La llegada inesperada de 300 inmigrantes subsaharianos a Calella, un municipio cercano a Barcelona, ha generado sorpresa y preocupación entre los vecinos y las autoridades locales. Los recién llegados son todos hombres que desembarcaron en pateras en Canarias, fueron trasladados a Cataluña y alojados en hoteles locales por la Cruz Roja como parte de su programa de acogida. Según informaron, han solicitado asilo y serán reubicados gradualmente en las próximas semanas tras un análisis individual de sus casos.
El alcalde de Calella, Marc Buch, expresó su descontento en declaraciones a Catalunya Radio, subrayando la presión que esta llegada supone para un municipio de apenas 20.000 habitantes. «La sanidad y los servicios sociales se ven muy tensionados con un incremento tan repentino de población», señaló Buch, quien históricamente ha mostrado sensibilidad hacia temas relacionados con la seguridad y la inmigración ilegal.
Vecinos de Calella utilizaron las redes sociales para compartir su indignación y destacando que los inmigrantes han sido alojados en hoteles como el Terramar y el Garbí sin previo aviso. Además, criticaron la falta de información y el traslado nocturno de los inmigrantes por parte de la Cruz Roja. Buch recordó que Calella ha demostrado ser un municipio solidario, como sucedió en 2022 cuando recibió a refugiados ucranianos, algunos de los cuales se han establecido de manera permanente en la localidad. Sin embargo, alertó: «No queremos que se rompan las costuras de nuestra capacidad de acogida».

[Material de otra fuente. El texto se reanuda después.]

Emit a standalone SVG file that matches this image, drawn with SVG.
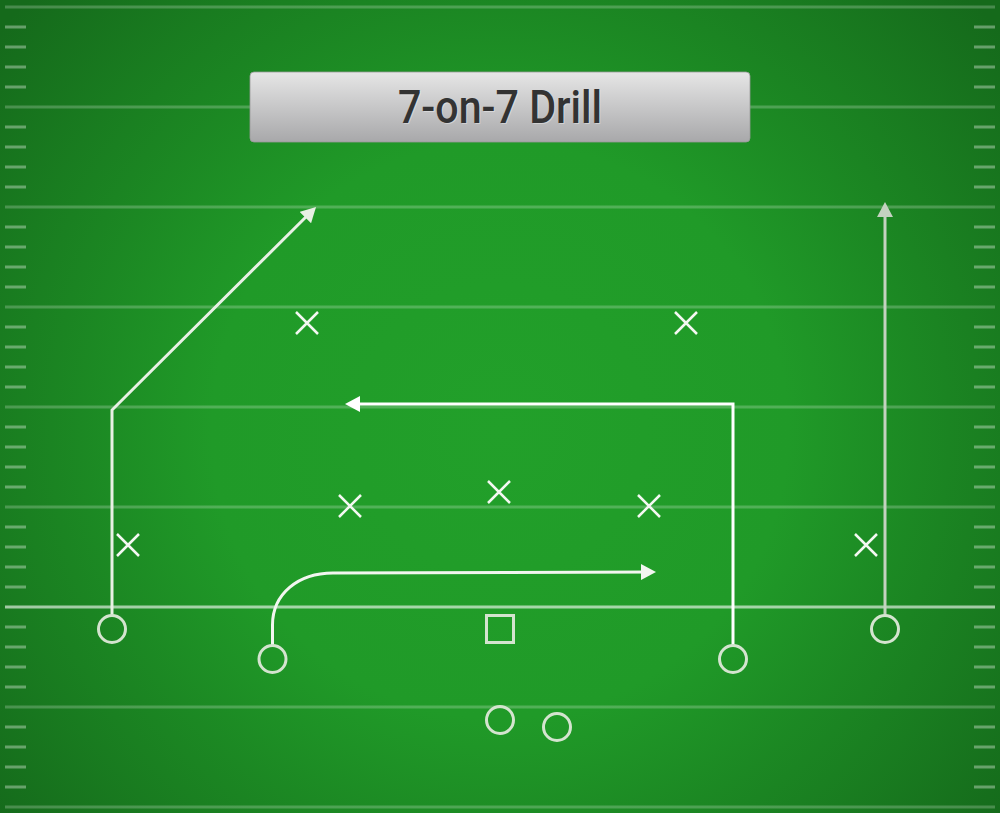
<svg xmlns="http://www.w3.org/2000/svg" width="1000" height="813" viewBox="0 0 1000 813">
<defs>
<radialGradient id="bg" cx="500" cy="430" r="640" gradientUnits="userSpaceOnUse">
<stop offset="0" stop-color="#22a02a"/>
<stop offset="0.45" stop-color="#209a28"/>
<stop offset="1" stop-color="#156a1b"/>
</radialGradient>
<linearGradient id="title" x1="0" y1="0" x2="0" y2="1">
<stop offset="0" stop-color="#e6e6e6"/>
<stop offset="1" stop-color="#a8a8aa"/>
</linearGradient>
<marker id="ahW" markerUnits="userSpaceOnUse" viewBox="0 0 15 16" markerWidth="15" markerHeight="16" refX="11" refY="8" orient="auto"><path d="M0,0 L15,8 L0,16 z" fill="#ffffff"/></marker>
<marker id="ah1" markerUnits="userSpaceOnUse" viewBox="0 0 15 16" markerWidth="15" markerHeight="16" refX="11" refY="8" orient="auto"><path d="M0,0 L15,8 L0,16 z" fill="#e8f0e4"/></marker>
<marker id="ah3" markerUnits="userSpaceOnUse" viewBox="0 0 15 16" markerWidth="15" markerHeight="16" refX="11" refY="8" orient="auto"><path d="M0,0 L15,8 L0,16 z" fill="#f2f6f0"/></marker>
<marker id="ah4" markerUnits="userSpaceOnUse" viewBox="0 0 15 16" markerWidth="15" markerHeight="16" refX="11" refY="8" orient="auto"><path d="M0,0 L15,8 L0,16 z" fill="#c4d2c0"/></marker>
</defs>
<style>
.yd{stroke:#ffffff;stroke-opacity:0.22;stroke-width:3;}
.los{stroke:#ffffff;stroke-opacity:0.6;stroke-width:3;}
.hash{stroke:#ffffff;stroke-opacity:0.35;stroke-width:3;}
.off{fill:none;stroke:#d4e4cf;stroke-width:3;}
.def{stroke:#f4f8f2;stroke-width:2.5;fill:none;}
.route{fill:none;stroke-width:3;}
.ttl{font-family:Roboto,"Liberation Sans",sans-serif;font-size:46px;font-weight:500;fill:#333333;}
</style>
<rect width="1000" height="813" fill="url(#bg)"/>
<g id="field">
<line class="yd" x1="5" y1="7" x2="995" y2="7"/>
<line class="yd" x1="5" y1="107" x2="995" y2="107"/>
<line class="yd" x1="5" y1="207" x2="995" y2="207"/>
<line class="yd" x1="5" y1="307" x2="995" y2="307"/>
<line class="yd" x1="5" y1="407" x2="995" y2="407"/>
<line class="yd" x1="5" y1="507" x2="995" y2="507"/>
<line class="los" x1="5" y1="607" x2="995" y2="607"/>
<line class="yd" x1="5" y1="707" x2="995" y2="707"/>
<line class="yd" x1="5" y1="807" x2="995" y2="807"/>
<path class="hash" d="M5,27h21M5,47h21M5,67h21M5,87h21M5,127h21M5,147h21M5,167h21M5,187h21M5,227h21M5,247h21M5,267h21M5,287h21M5,327h21M5,347h21M5,367h21M5,387h21M5,427h21M5,447h21M5,467h21M5,487h21M5,527h21M5,547h21M5,567h21M5,587h21M5,627h21M5,647h21M5,667h21M5,687h21M5,727h21M5,747h21M5,767h21M5,787h21"/>
<path class="hash" d="M974,27h21M974,47h21M974,67h21M974,87h21M974,127h21M974,147h21M974,167h21M974,187h21M974,227h21M974,247h21M974,267h21M974,287h21M974,327h21M974,347h21M974,367h21M974,387h21M974,427h21M974,447h21M974,467h21M974,487h21M974,527h21M974,547h21M974,567h21M974,587h21M974,627h21M974,647h21M974,667h21M974,687h21M974,727h21M974,747h21M974,767h21M974,787h21"/>
</g>
<g id="title-box">
<rect x="250" y="72" width="500" height="70" rx="4" fill="url(#title)" stroke="#9a9a9a" stroke-width="0.8"/>
<text class="ttl" x="501" y="124" text-anchor="middle" textLength="204" lengthAdjust="spacingAndGlyphs" style="fill:#ffffff;fill-opacity:0.35">7-on-7 Drill</text>
<text class="ttl" x="500" y="123" text-anchor="middle" textLength="204" lengthAdjust="spacingAndGlyphs">7-on-7 Drill</text>
</g>
<g id="connectors">
<path class="route" stroke="#e8f0e4" d="M112,616 L112,410 L313.2,209.8" marker-end="url(#ah1)"/>
<path class="route" stroke="#ffffff" d="M733,646 L733,404 L349,404" marker-end="url(#ahW)"/>
<path class="route" stroke="#f2f6f0" d="M272.5,645.5 L272.5,625 C272.5,594 298,573 333,573 L652,572" marker-end="url(#ah3)"/>
<path class="route" stroke="#c4d2c0" d="M885,616 L885,206" marker-end="url(#ah4)"/>
</g>
<g id="offense">
<circle id="wr-left" class="off" cx="112" cy="629" r="13.5"/>
<circle id="rb-left" class="off" cx="272.5" cy="659" r="13.5"/>
<rect id="center" class="off" x="486.5" y="615.5" width="27" height="27"/>
<circle id="te-right" class="off" cx="733" cy="659" r="13.5"/>
<circle id="wr-right" class="off" cx="885" cy="629" r="13.5" stroke="#c4d2c0"/>
<circle id="qb" class="off" cx="500" cy="720" r="13.5"/>
<circle id="rb" class="off" cx="557" cy="727" r="13.5"/>
</g>
<g id="defense">
<path id="d1" class="def" d="M296,312 L318,334 M318,312 L296,334"/>
<path id="d2" class="def" d="M675,312 L697,334 M697,312 L675,334"/>
<path id="d3" class="def" d="M339,495 L361,517 M361,495 L339,517"/>
<path id="d4" class="def" d="M488,481 L510,503 M510,481 L488,503"/>
<path id="d5" class="def" d="M638,495 L660,517 M660,495 L638,517"/>
<path id="d6" class="def" stroke="#dce8d8" d="M117,534 L139,556 M139,534 L117,556"/>
<path id="d7" class="def" stroke="#dce8d8" d="M855,534 L877,556 M877,534 L855,556"/>
</g>
</svg>
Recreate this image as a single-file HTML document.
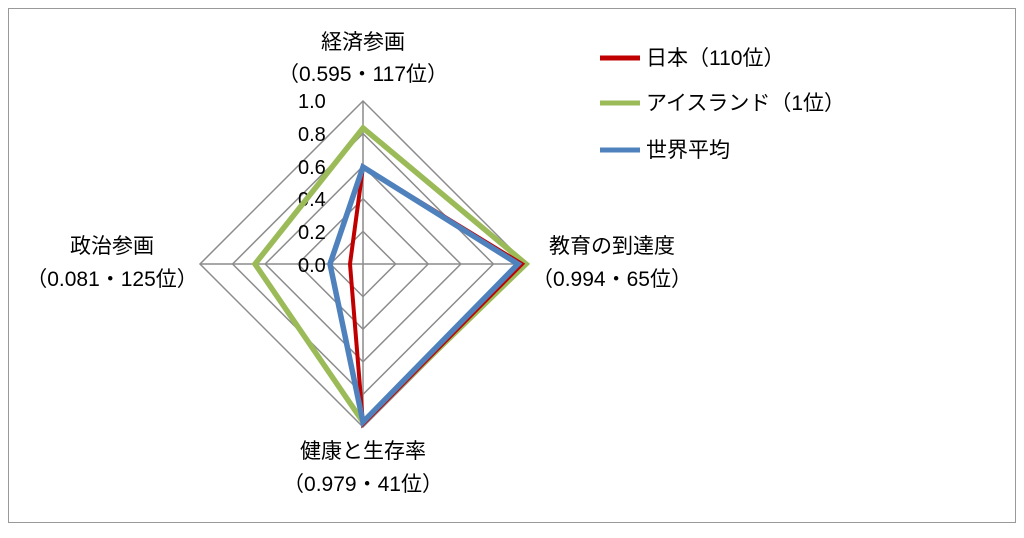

Este mismo año, Tossa de Mar vivió una situación similar cuando el Gobierno decidió alojar temporalmente a centenares de inmigrantes en un hotel de cuatro estrellas. Al igual que en Calella, esta medida generó indignación entre los habitantes y las autoridades locales, que denunciaron la falta de comunicación previa.
El Ayuntamiento de Calella ha exigido al Gobierno la reubicación de los inmigrantes en un plazo máximo de una semana, mientras persisten las críticas por la ausencia de diálogo. La llegada masiva pone de nuevo sobre la mesa la necesidad de planificar mejor las políticas de acogida para evitar tensiones en pequeñas localidades que, pese a su solidaridad, enfrentan limitaciones estructurales.